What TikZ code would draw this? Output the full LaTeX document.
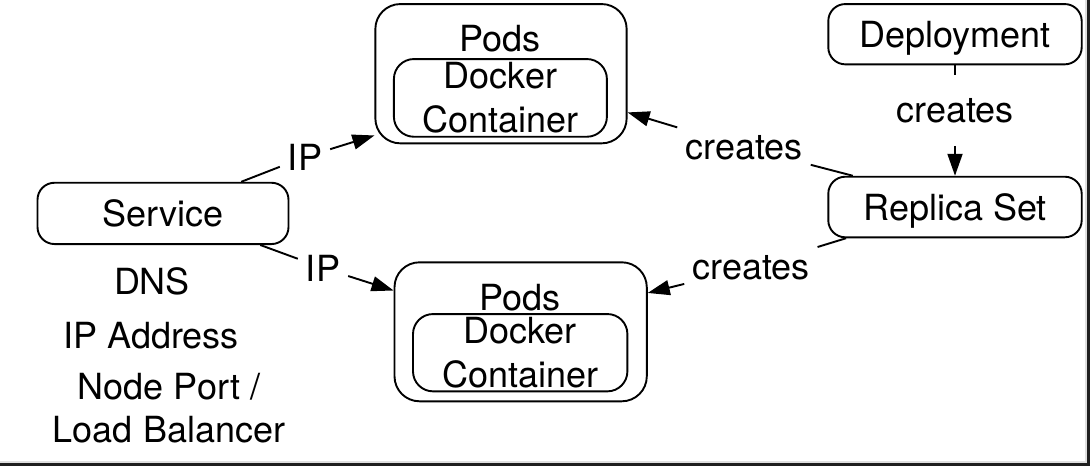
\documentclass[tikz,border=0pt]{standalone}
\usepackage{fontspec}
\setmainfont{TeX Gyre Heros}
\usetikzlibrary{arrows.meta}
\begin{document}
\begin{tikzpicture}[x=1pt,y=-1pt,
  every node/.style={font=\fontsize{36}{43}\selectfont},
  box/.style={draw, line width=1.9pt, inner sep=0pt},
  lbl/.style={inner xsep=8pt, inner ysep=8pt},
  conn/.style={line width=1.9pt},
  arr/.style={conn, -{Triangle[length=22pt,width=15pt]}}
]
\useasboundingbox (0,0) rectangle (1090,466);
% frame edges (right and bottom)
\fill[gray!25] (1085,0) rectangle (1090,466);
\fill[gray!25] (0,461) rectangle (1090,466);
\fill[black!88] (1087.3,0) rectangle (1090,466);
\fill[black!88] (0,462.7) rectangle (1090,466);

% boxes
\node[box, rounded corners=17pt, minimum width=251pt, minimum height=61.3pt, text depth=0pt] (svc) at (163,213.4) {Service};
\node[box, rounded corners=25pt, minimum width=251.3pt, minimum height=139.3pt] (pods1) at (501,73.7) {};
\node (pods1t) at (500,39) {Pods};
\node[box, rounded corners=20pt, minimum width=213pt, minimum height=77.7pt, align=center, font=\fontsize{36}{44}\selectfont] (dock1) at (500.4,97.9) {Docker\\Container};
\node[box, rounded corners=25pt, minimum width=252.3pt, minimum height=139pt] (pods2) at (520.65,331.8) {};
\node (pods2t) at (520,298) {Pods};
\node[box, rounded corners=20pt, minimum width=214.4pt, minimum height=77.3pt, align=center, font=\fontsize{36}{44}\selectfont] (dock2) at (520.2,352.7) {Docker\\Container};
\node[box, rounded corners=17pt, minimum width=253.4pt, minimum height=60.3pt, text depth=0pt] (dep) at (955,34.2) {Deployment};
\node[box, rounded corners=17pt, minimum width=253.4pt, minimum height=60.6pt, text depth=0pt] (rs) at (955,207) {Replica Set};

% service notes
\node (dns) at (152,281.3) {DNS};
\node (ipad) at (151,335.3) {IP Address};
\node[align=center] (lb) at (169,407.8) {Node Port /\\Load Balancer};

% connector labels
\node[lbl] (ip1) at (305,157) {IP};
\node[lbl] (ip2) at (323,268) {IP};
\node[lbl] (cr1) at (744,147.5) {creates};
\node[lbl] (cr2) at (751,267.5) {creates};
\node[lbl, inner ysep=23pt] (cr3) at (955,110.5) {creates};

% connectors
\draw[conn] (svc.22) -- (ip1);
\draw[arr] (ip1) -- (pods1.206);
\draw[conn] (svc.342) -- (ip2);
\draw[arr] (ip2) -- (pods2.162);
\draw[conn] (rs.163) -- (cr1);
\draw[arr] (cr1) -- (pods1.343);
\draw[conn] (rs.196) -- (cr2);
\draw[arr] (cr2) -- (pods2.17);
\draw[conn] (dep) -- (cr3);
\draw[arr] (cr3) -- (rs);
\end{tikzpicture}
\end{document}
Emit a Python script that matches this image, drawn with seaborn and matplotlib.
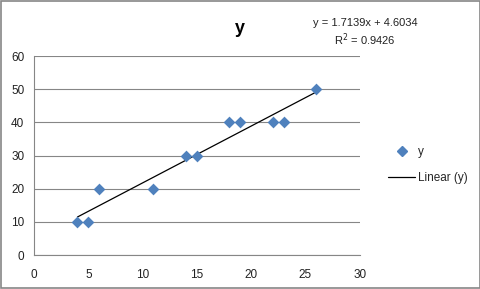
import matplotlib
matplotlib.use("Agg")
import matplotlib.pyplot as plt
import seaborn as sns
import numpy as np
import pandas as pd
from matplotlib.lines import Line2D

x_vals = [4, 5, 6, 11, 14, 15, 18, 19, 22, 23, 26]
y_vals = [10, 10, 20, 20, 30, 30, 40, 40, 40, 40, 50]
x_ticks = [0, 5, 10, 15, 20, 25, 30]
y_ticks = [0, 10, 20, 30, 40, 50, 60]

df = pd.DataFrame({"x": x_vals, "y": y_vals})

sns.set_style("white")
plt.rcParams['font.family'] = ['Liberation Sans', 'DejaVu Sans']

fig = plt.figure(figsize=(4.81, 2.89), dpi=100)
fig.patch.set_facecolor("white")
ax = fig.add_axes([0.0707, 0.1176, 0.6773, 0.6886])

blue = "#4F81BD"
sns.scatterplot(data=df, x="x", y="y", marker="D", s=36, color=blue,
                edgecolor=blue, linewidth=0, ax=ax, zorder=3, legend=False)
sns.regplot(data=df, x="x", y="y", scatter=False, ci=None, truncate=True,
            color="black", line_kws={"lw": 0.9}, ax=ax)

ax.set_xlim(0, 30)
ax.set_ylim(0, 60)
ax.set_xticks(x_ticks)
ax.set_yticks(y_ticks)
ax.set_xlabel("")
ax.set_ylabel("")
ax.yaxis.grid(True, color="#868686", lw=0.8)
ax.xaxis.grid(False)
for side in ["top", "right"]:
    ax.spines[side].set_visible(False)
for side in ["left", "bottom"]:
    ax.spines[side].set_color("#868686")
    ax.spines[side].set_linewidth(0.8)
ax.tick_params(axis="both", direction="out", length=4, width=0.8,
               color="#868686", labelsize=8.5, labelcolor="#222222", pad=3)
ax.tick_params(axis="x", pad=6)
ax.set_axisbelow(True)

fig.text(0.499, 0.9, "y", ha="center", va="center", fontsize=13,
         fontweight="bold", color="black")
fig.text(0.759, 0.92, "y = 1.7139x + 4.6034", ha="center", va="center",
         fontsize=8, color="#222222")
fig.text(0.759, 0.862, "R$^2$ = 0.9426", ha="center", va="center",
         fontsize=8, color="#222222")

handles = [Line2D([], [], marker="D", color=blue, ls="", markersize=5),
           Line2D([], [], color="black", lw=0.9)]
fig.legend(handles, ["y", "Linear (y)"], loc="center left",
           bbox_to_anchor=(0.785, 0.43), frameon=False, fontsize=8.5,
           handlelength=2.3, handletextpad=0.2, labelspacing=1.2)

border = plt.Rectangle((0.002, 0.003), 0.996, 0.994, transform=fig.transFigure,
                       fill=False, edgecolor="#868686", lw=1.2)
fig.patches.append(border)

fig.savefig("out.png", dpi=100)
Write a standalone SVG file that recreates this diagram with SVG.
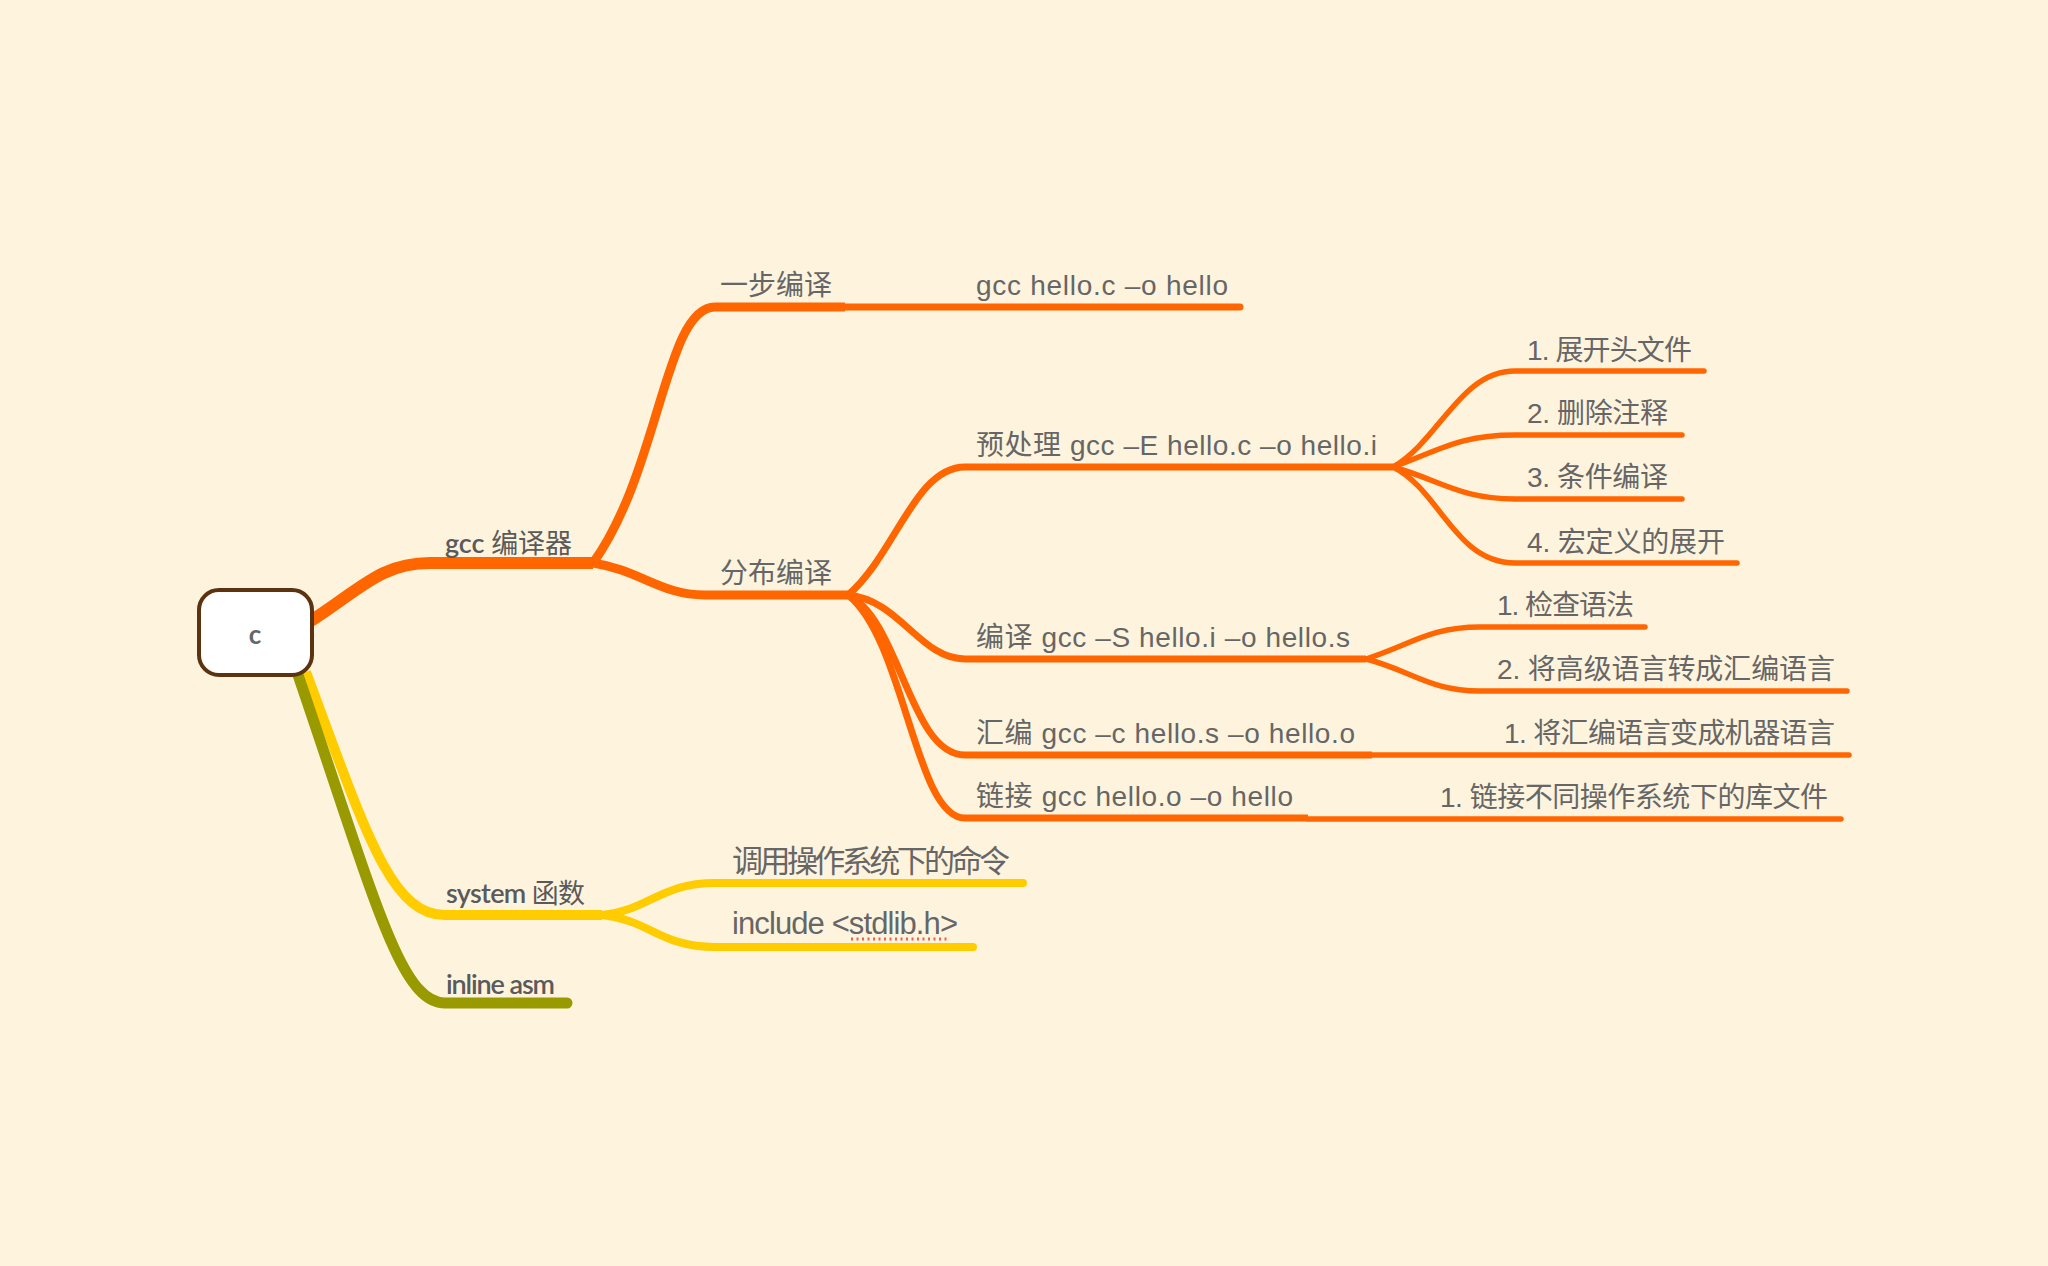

## [Given instruction]
Leave the pictures out and output the rest of the listing exactly.

## [Full answer]
What TikZ code would draw this? Output the full LaTeX document.
\documentclass[tikz,border=0pt]{standalone}
\usepackage{fontspec}
\setmainfont{TeX Gyre Heros}
\usetikzlibrary{arrows.meta}
\begin{document}
\begin{tikzpicture}[x=1pt,y=-1pt,
  every node/.style={font=\fontsize{36}{43}\selectfont},
  box/.style={draw, line width=1.9pt, inner sep=0pt},
  lbl/.style={inner xsep=8pt, inner ysep=8pt},
  conn/.style={line width=1.9pt},
  arr/.style={conn, -{Triangle[length=22pt,width=15pt]}}
]
\useasboundingbox (0,0) rectangle (1090,466);
% frame edges (right and bottom)
\fill[gray!25] (1085,0) rectangle (1090,466);
\fill[gray!25] (0,461) rectangle (1090,466);
\fill[black!88] (1087.3,0) rectangle (1090,466);
\fill[black!88] (0,462.7) rectangle (1090,466);

% boxes
\node[box, rounded corners=17pt, minimum width=251pt, minimum height=61.3pt, text depth=0pt] (svc) at (163,213.4) {Service};
\node[box, rounded corners=25pt, minimum width=251.3pt, minimum height=139.3pt] (pods1) at (501,73.7) {};
\node (pods1t) at (500,39) {Pods};
\node[box, rounded corners=20pt, minimum width=213pt, minimum height=77.7pt, align=center, font=\fontsize{36}{44}\selectfont] (dock1) at (500.4,97.9) {Docker\\Container};
\node[box, rounded corners=25pt, minimum width=252.3pt, minimum height=139pt] (pods2) at (520.65,331.8) {};
\node (pods2t) at (520,298) {Pods};
\node[box, rounded corners=20pt, minimum width=214.4pt, minimum height=77.3pt, align=center, font=\fontsize{36}{44}\selectfont] (dock2) at (520.2,352.7) {Docker\\Container};
\node[box, rounded corners=17pt, minimum width=253.4pt, minimum height=60.3pt, text depth=0pt] (dep) at (955,34.2) {Deployment};
\node[box, rounded corners=17pt, minimum width=253.4pt, minimum height=60.6pt, text depth=0pt] (rs) at (955,207) {Replica Set};

% service notes
\node (dns) at (152,281.3) {DNS};
\node (ipad) at (151,335.3) {IP Address};
\node[align=center] (lb) at (169,407.8) {Node Port /\\Load Balancer};

% connector labels
\node[lbl] (ip1) at (305,157) {IP};
\node[lbl] (ip2) at (323,268) {IP};
\node[lbl] (cr1) at (744,147.5) {creates};
\node[lbl] (cr2) at (751,267.5) {creates};
\node[lbl, inner ysep=23pt] (cr3) at (955,110.5) {creates};

% connectors
\draw[conn] (svc.22) -- (ip1);
\draw[arr] (ip1) -- (pods1.206);
\draw[conn] (svc.342) -- (ip2);
\draw[arr] (ip2) -- (pods2.162);
\draw[conn] (rs.163) -- (cr1);
\draw[arr] (cr1) -- (pods1.343);
\draw[conn] (rs.196) -- (cr2);
\draw[arr] (cr2) -- (pods2.17);
\draw[conn] (dep) -- (cr3);
\draw[arr] (cr3) -- (rs);
\end{tikzpicture}
\end{document}
Emit a Python script that matches this image, drawn with seaborn and matplotlib.
import matplotlib
matplotlib.use("Agg")
import matplotlib.pyplot as plt
import seaborn as sns
import numpy as np
import pandas as pd
from matplotlib.lines import Line2D

x_vals = [4, 5, 6, 11, 14, 15, 18, 19, 22, 23, 26]
y_vals = [10, 10, 20, 20, 30, 30, 40, 40, 40, 40, 50]
x_ticks = [0, 5, 10, 15, 20, 25, 30]
y_ticks = [0, 10, 20, 30, 40, 50, 60]

df = pd.DataFrame({"x": x_vals, "y": y_vals})

sns.set_style("white")
plt.rcParams['font.family'] = ['Liberation Sans', 'DejaVu Sans']

fig = plt.figure(figsize=(4.81, 2.89), dpi=100)
fig.patch.set_facecolor("white")
ax = fig.add_axes([0.0707, 0.1176, 0.6773, 0.6886])

blue = "#4F81BD"
sns.scatterplot(data=df, x="x", y="y", marker="D", s=36, color=blue,
                edgecolor=blue, linewidth=0, ax=ax, zorder=3, legend=False)
sns.regplot(data=df, x="x", y="y", scatter=False, ci=None, truncate=True,
            color="black", line_kws={"lw": 0.9}, ax=ax)

ax.set_xlim(0, 30)
ax.set_ylim(0, 60)
ax.set_xticks(x_ticks)
ax.set_yticks(y_ticks)
ax.set_xlabel("")
ax.set_ylabel("")
ax.yaxis.grid(True, color="#868686", lw=0.8)
ax.xaxis.grid(False)
for side in ["top", "right"]:
    ax.spines[side].set_visible(False)
for side in ["left", "bottom"]:
    ax.spines[side].set_color("#868686")
    ax.spines[side].set_linewidth(0.8)
ax.tick_params(axis="both", direction="out", length=4, width=0.8,
               color="#868686", labelsize=8.5, labelcolor="#222222", pad=3)
ax.tick_params(axis="x", pad=6)
ax.set_axisbelow(True)

fig.text(0.499, 0.9, "y", ha="center", va="center", fontsize=13,
         fontweight="bold", color="black")
fig.text(0.759, 0.92, "y = 1.7139x + 4.6034", ha="center", va="center",
         fontsize=8, color="#222222")
fig.text(0.759, 0.862, "R$^2$ = 0.9426", ha="center", va="center",
         fontsize=8, color="#222222")

handles = [Line2D([], [], marker="D", color=blue, ls="", markersize=5),
           Line2D([], [], color="black", lw=0.9)]
fig.legend(handles, ["y", "Linear (y)"], loc="center left",
           bbox_to_anchor=(0.785, 0.43), frameon=False, fontsize=8.5,
           handlelength=2.3, handletextpad=0.2, labelspacing=1.2)

border = plt.Rectangle((0.002, 0.003), 0.996, 0.994, transform=fig.transFigure,
                       fill=False, edgecolor="#868686", lw=1.2)
fig.patches.append(border)

fig.savefig("out.png", dpi=100)
Write a standalone SVG file that recreates this diagram with SVG.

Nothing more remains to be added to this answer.